Claudia Calich, who manages $1 billion of emerging markets debt at Invesco in New York, says analysts may now be stepping up to the challenge. She notes an increase in research output from desk analysts – whose research is not traditionally published and is primarily used for proprietary trading – to investors via Bloomberg to bypass compliance issues.

But some investors are still not satisfied. Sell-side research houses at bulge-bracket firms, with their huge global debt and equity distribution capabilities, international client base and large proprietary trading networks, have unrivalled knowledge of the flow of funds.

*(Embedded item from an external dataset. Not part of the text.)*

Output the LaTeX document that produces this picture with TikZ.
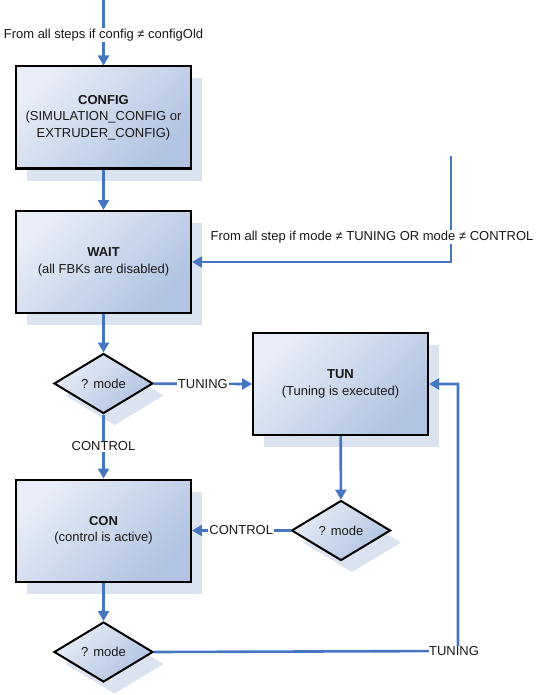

Jacobson at Fabien Pictet says research houses refuse to disclose information of real interest to investors – trading volumes of stocks and bonds by geography and investor type – as this would put their own traders at a competitive disadvantage. In response, sell-side analysts argue that trading flow information from banks is of limited use, as they are lagging indicators of market trends, while independent data providers already offer this information.

The crisis has made investors aware of the fallibility of all forecasting and may have triggered fund managers to go it alone, says John Cleary, managing director of Focus Capital, an emerging market absolute return fund of funds.

But he warns: “Fund managers can become dangerously wedded to a position due to an emotional and investor-time bias.” By contrast, the sell side are, in theory, motivated to be more objective about their predictions – and if they are right, stand to gain fortune and fame.